"""

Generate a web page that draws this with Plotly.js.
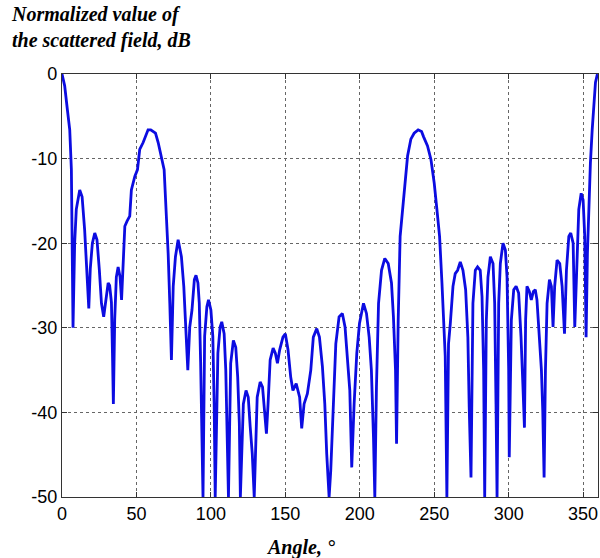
<!DOCTYPE html>
<html>
<head>
<meta charset="utf-8">
<script src="https://cdn.plot.ly/plotly-3.0.1.min.js"></script>
<style>html,body{margin:0;padding:0;background:#fff;}#chart{width:600px;height:558px;}</style>
</head>
<body>
<div id="chart"></div>
<script>
const angle = [0,1.8,3.6,5.2,6.3,6.7,7.4,8.5,9.6,11.9,13.5,15.2,17,18,19,20.4,22,23.5,25.1,26.5,28,29.4,31,32,33.2,33.9,34.5,35.4,36.5,37.7,39,40,41,42.2,43.7,45.5,46.6,48.9,50.7,52.2,54.5,56,57.8,59.6,61.2,62.8,64.6,66.8,68.6,70.2,71.3,72.4,73.5,74.7,76.2,78,80.2,81.8,82.9,84.5,85.8,87.3,88.9,90,91.3,92.2,93.1,94,94.7,95.8,97.3,98.4,100,101.3,102.2,102.9,104.7,106.2,107.3,108.9,110,111.8,113.3,115.1,116.7,118,119.1,119.8,121.8,123.6,125.1,126.4,127.8,129.1,131.1,133.1,134.7,136.2,137.3,138.4,139.8,141.8,143.3,144.7,146.2,148.4,150,151.8,153.6,155.1,157.3,159.6,161,162.6,164.8,167.1,168.8,171.1,172.9,174.9,176.5,177.8,179.4,180.5,182.3,183.9,186.1,188.3,190.1,191.7,193.3,194.6,196.2,198,199.8,202.5,204.5,206.3,207.8,209.2,210.1,211.2,212.6,214.6,216.8,219.1,221.3,222.6,224,224.7,225.8,227.1,228.9,230.3,232.1,234.3,236.5,239.2,241.5,242.8,245.5,247.8,250,251.8,253.6,255.2,256.3,257.4,258.5,259.6,260.8,262.6,264.1,265.7,267.5,269.3,271.1,272.6,273.5,274.7,276,277.6,279.1,280.9,282.1,283.2,283.9,285,286.1,287.7,289.5,290.6,291.5,292.2,293.3,294.4,296.2,297.8,298.9,300,300.4,301.8,303.4,305,306.7,308.3,309.6,310.6,311.4,312.3,313.9,315.2,316.6,317.9,319,320.6,322,322.9,323.8,324.7,325.8,327.4,328.7,329.8,330.9,332.5,334.3,335.9,337.5,338.8,340.4,341.7,343.3,344.4,345.5,347.1,348.7,350,351.1,352,352.9,353.8,354.9,356.1,357.2,358.3,359.6];
const fieldDb = [0,-1.4,-4.2,-6.6,-11.3,-16,-30,-20,-16,-13.7,-14.5,-18.4,-24,-27.7,-23,-20,-18.8,-19.6,-23.2,-27.1,-28.7,-27.1,-24.7,-25,-27,-33,-39,-29,-24,-22.8,-24,-26.7,-22.4,-18,-17.4,-16.8,-13.7,-12.1,-11.3,-8.9,-8.1,-7.4,-6.6,-6.6,-6.8,-7,-8.1,-10.1,-11.3,-17.2,-21.2,-27.1,-33.8,-25.1,-21.6,-19.6,-21.6,-25.1,-29,-35,-29.9,-27.9,-24.3,-23.8,-24.7,-27.1,-34,-42,-50,-31,-27.5,-26.7,-27.9,-31,-39,-50,-33,-29.9,-29.3,-30.7,-35,-50,-34.2,-31.5,-32.3,-35.8,-41.3,-50,-39,-37.4,-38.2,-41.7,-44.9,-50,-38.2,-36.4,-37,-40.2,-42.5,-39,-33.8,-32.4,-33,-34.2,-32.6,-31.1,-30.7,-32.6,-35.8,-37.4,-36.6,-38.2,-41.9,-39,-37.8,-35,-31.1,-30.1,-31.1,-34.6,-39,-44.9,-50,-46.9,-39,-31.9,-28.7,-28.3,-29.9,-33.8,-37.4,-46.5,-39,-33,-29.5,-27.1,-28.3,-31.1,-35,-42.9,-50,-37,-27.1,-23.2,-21.8,-22.4,-24.7,-28.7,-35,-43.7,-29.1,-19.2,-16,-12.9,-9.7,-7.7,-7,-6.6,-6.8,-7.4,-8.5,-10.1,-12.9,-16,-19.2,-24.7,-29.1,-33.4,-50,-31.9,-29.5,-25.1,-23.6,-23.2,-22.2,-23.2,-25.5,-31.1,-39.4,-47.7,-27.1,-23.2,-22.8,-23.2,-26.3,-35,-50,-29.1,-24,-21.6,-22.4,-27.1,-39,-50,-27.1,-22.4,-20,-20.8,-24,-35,-45.3,-29.1,-25.5,-25.1,-25.9,-31.1,-37,-41.8,-29,-25.1,-25.7,-26.7,-25.7,-25.5,-26.7,-30.7,-35,-39.8,-47.7,-35,-27.1,-24.3,-25.1,-29.9,-25.1,-22,-22.4,-25.1,-30.7,-23.2,-19.2,-18.8,-20,-29.9,-23.2,-16,-14.1,-14.9,-19.2,-31.1,-21.2,-15.3,-10.5,-6.6,-3,-1,0];
const xTicks = [0,50,100,150,200,250,300,350];
const yTicks = [0,-10,-20,-30,-40,-50];
const yTitle = 'Normalized value of<br>the scattered field, dB';
const xTitle = 'Angle, °';

const axisCommon = {
  showline: true, linecolor: '#333', linewidth: 1.2, mirror: 'ticks',
  ticks: 'inside', ticklen: 5, tickcolor: '#333',
  showgrid: true, gridcolor: '#666', griddash: 'dot', gridwidth: 1,
  zeroline: false,
  tickfont: {family: 'Liberation Sans, Arial, sans-serif', size: 18, color: '#000'}
};

Plotly.newPlot('chart', [{
  x: angle, y: fieldDb, type: 'scatter', mode: 'lines',
  line: {color: 'rgb(12,12,225)', width: 2.8}, hoverinfo: 'skip'
}], {
  width: 600, height: 558,
  margin: {l: 62, r: 2, t: 74, b: 61},
  paper_bgcolor: '#fff', plot_bgcolor: '#fff',
  showlegend: false,
  xaxis: Object.assign({}, axisCommon, {range: [0, 360], tickvals: xTicks, ticktext: xTicks.map(String)}),
  yaxis: Object.assign({}, axisCommon, {range: [-50, 0], tickvals: yTicks, ticktext: yTicks.map(String)}),
  annotations: [
    {xref: 'paper', yref: 'paper', x: -0.099, y: 1.0, yshift: 73, xanchor: 'left', yanchor: 'top', align: 'left',
     showarrow: false, text: '<b><i>' + yTitle + '</i></b>',
     font: {family: 'Liberation Serif, Times New Roman, serif', size: 20, color: '#000'}},
    {xref: 'paper', yref: 'paper', x: 0.445, y: 0, yshift: -37, xanchor: 'center', yanchor: 'top',
     showarrow: false, text: '<b><i>' + xTitle + '</i></b>',
     font: {family: 'Liberation Serif, Times New Roman, serif', size: 20, color: '#000'}}
  ]
}, {staticPlot: true});
</script>
</body>
</html>
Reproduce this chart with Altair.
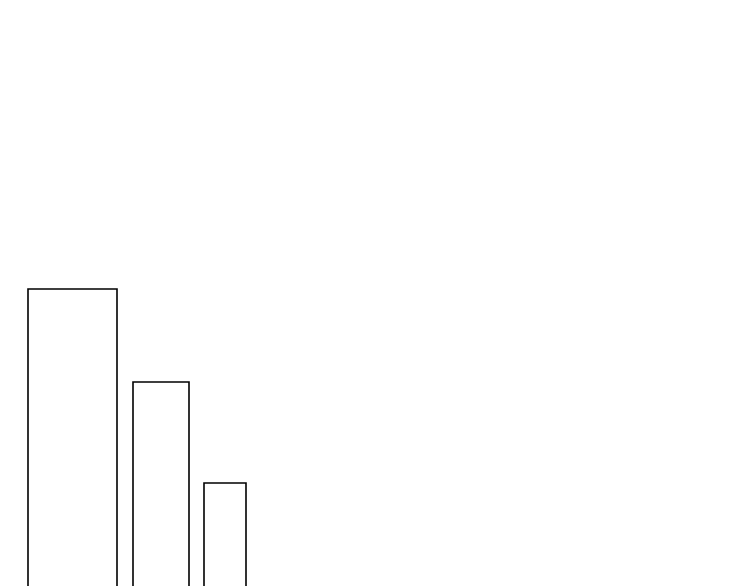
import altair as alt
import pandas as pd

# Bar extents (x start / x end) and heights
x_start = [20, 125, 196]
x_end = [109, 181, 238]
heights = [419, 326, 225]
base = [0, 0, 0]

df = pd.DataFrame({"x": x_start, "x2": x_end, "y": heights, "y0": base})

chart = alt.Chart(df).mark_rect(
    fill="white", stroke="black", strokeWidth=1.6
).encode(
    x=alt.X("x:Q", scale=alt.Scale(domain=[0, 734], nice=False, zero=False), axis=None),
    x2="x2:Q",
    y=alt.Y("y:Q", scale=alt.Scale(domain=[0, 700], nice=False), axis=None),
    y2="y0:Q",
).properties(width=734, height=700, padding=0).configure_view(stroke=None)

chart.save("out.html", embed_options={"renderer": "svg", "actions": False})
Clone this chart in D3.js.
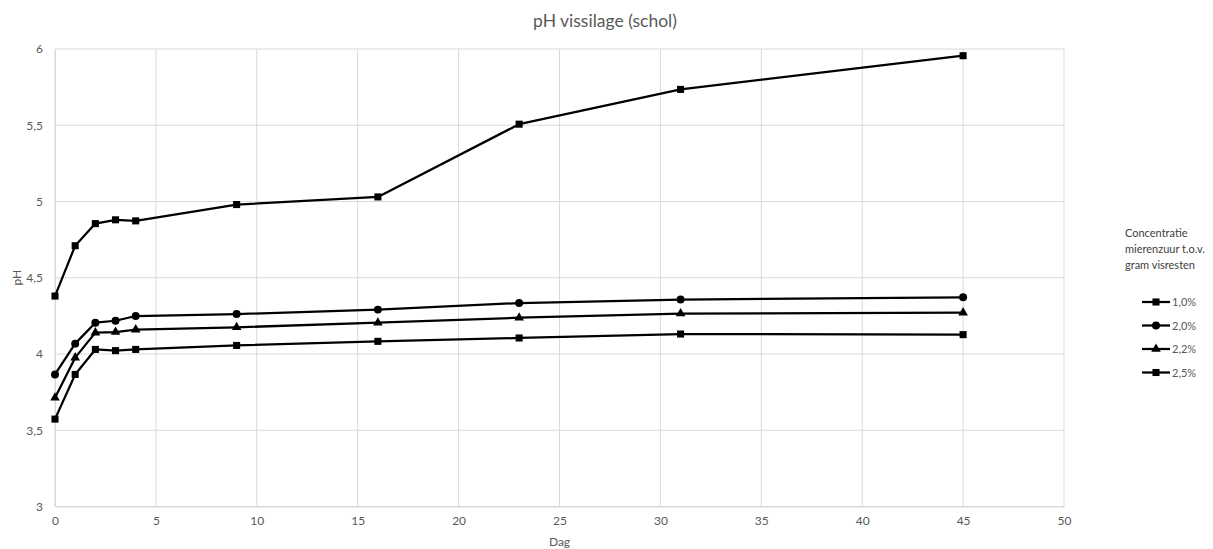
<!DOCTYPE html>
<html>
<head>
<meta charset="utf-8">
<script src="https://cdn.jsdelivr.net/npm/d3@7"></script>
<style>
  body { margin: 0; background: #fff; }
  text { font-family: Lato, "Open Sans", sans-serif; }
</style>
</head>
<body>
<script>
let width = 1213;
let height = 549;

// days of measurement
let days = [0, 1, 2, 3, 4, 9, 16, 23, 31, 45];
let seriesNames = ['1,0%', '2,0%', '2,2%', '2,5%'];
let ph10 = [4.38, 4.71, 4.855, 4.88, 4.873, 4.98, 5.03, 5.507, 5.735, 5.956];
let ph20 = [3.866, 4.068, 4.205, 4.218, 4.249, 4.262, 4.291, 4.334, 4.357, 4.372];
let ph22 = [3.713, 3.976, 4.14, 4.144, 4.16, 4.175, 4.205, 4.238, 4.265, 4.271];
let ph25 = [3.573, 3.866, 4.03, 4.022, 4.03, 4.056, 4.083, 4.105, 4.131, 4.127];
let xTicks = [0, 5, 10, 15, 20, 25, 30, 35, 40, 45, 50];
let yTicks = [3, 3.5, 4, 4.5, 5, 5.5, 6];
let legendTitle = ['Concentratie', 'mierenzuur t.o.v.', 'gram visresten'];

let series = [
    { name: seriesNames[0], values: ph10, symbol: d3.symbolSquare },
    { name: seriesNames[1], values: ph20, symbol: d3.symbolCircle },
    { name: seriesNames[2], values: ph22, symbol: d3.symbolTriangle },
    { name: seriesNames[3], values: ph25, symbol: d3.symbolSquare }
];

let x = d3.scaleLinear().domain([0, 50]).range([55, 1064]);
let y = d3.scaleLinear().domain([3, 6]).range([506.5, 49]);
let fmt = d => String(d).replace('.', ',');

let svg = d3.select("body").append("svg")
    .attr("width", width)
    .attr("height", height);

// title
svg.append("text")
    .attr("x", 605).attr("y", 27)
    .attr("text-anchor", "middle")
    .style("font-size", "17.5px")
    .style("fill", "#595959")
    .text("pH vissilage (schol)");

// gridlines
let grid = svg.append("g");
grid.selectAll("line.h").data(yTicks).enter().append("line")
    .attr("x1", x(0)).attr("x2", x(50))
    .attr("y1", d => y(d)).attr("y2", d => y(d))
    .style("stroke", "#d9d9d9").style("stroke-width", 1);
grid.selectAll("line.v").data(xTicks).enter().append("line")
    .attr("x1", d => x(d)).attr("x2", d => x(d))
    .attr("y1", y(3)).attr("y2", y(6))
    .style("stroke", "#d9d9d9").style("stroke-width", 1);

// axes
let xAxis = svg.append("g")
    .attr("transform", "translate(0," + y(3) + ")")
    .call(d3.axisBottom(x).tickValues(xTicks).tickSize(0).tickPadding(10).tickFormat(fmt));
let yAxis = svg.append("g")
    .attr("transform", "translate(" + x(0) + ",0)")
    .call(d3.axisLeft(y).tickValues(yTicks).tickSize(0).tickPadding(12).tickFormat(fmt));
[xAxis, yAxis].forEach(a => {
    a.select(".domain").style("stroke", "#d9d9d9");
    a.selectAll("text").style("font-size", "12px").style("fill", "#595959").style("font-family", "Lato, sans-serif");
});

svg.append("text")
    .attr("x", x(25)).attr("y", 546)
    .attr("text-anchor", "middle")
    .style("font-size", "12px").style("fill", "#595959")
    .text("Dag");
svg.append("text")
    .attr("transform", "translate(21," + y(4.5) + ")rotate(-90)")
    .attr("text-anchor", "middle")
    .style("font-size", "12px").style("fill", "#595959")
    .text("pH");

// lines + markers
let line = d3.line()
    .x((d, i) => x(days[i]))
    .y(d => y(d));

series.forEach(s => {
    svg.append("path")
        .attr("d", line(s.values))
        .style("fill", "none")
        .style("stroke", "#000")
        .style("stroke-width", 2.25)
        .style("stroke-linejoin", "round");
    let sym = d3.symbol().type(s.symbol).size(s.symbol === d3.symbolTriangle ? 40 : 50);
    svg.selectAll(null).data(s.values).enter().append("path")
        .attr("d", sym)
        .attr("transform", (d, i) => "translate(" + x(days[i]) + "," + y(d) + ")")
        .style("fill", "#000");
});

// legend
let legend = svg.append("g");
legend.selectAll("text.t").data(legendTitle).enter().append("text")
    .attr("x", 1125)
    .attr("y", (d, i) => 237 + i * 16)
    .style("font-size", "11px").style("fill", "#404040")
    .text(d => d);

let item = legend.selectAll("g.item").data(series).enter().append("g")
    .attr("transform", (d, i) => "translate(0," + (302 + i * 23.5) + ")");
item.append("line")
    .attr("x1", 1142).attr("x2", 1170)
    .style("stroke", "#000").style("stroke-width", 2.25);
item.append("path")
    .attr("d", d => d3.symbol().type(d.symbol).size(d.symbol === d3.symbolTriangle ? 40 : 50)())
    .attr("transform", "translate(1156,0)")
    .style("fill", "#000");
item.append("text")
    .attr("x", 1172).attr("y", 4)
    .style("font-size", "11px").style("fill", "#595959")
    .text(d => d.name);
</script>
</body>
</html>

"""

▶ [DIRECTION]: From the data above, copy each line where the string "with" appears.

▶ [FINAL RESULT]:
Generate a web page that draws this with Plotly.js.
Reproduce this chart with Altair.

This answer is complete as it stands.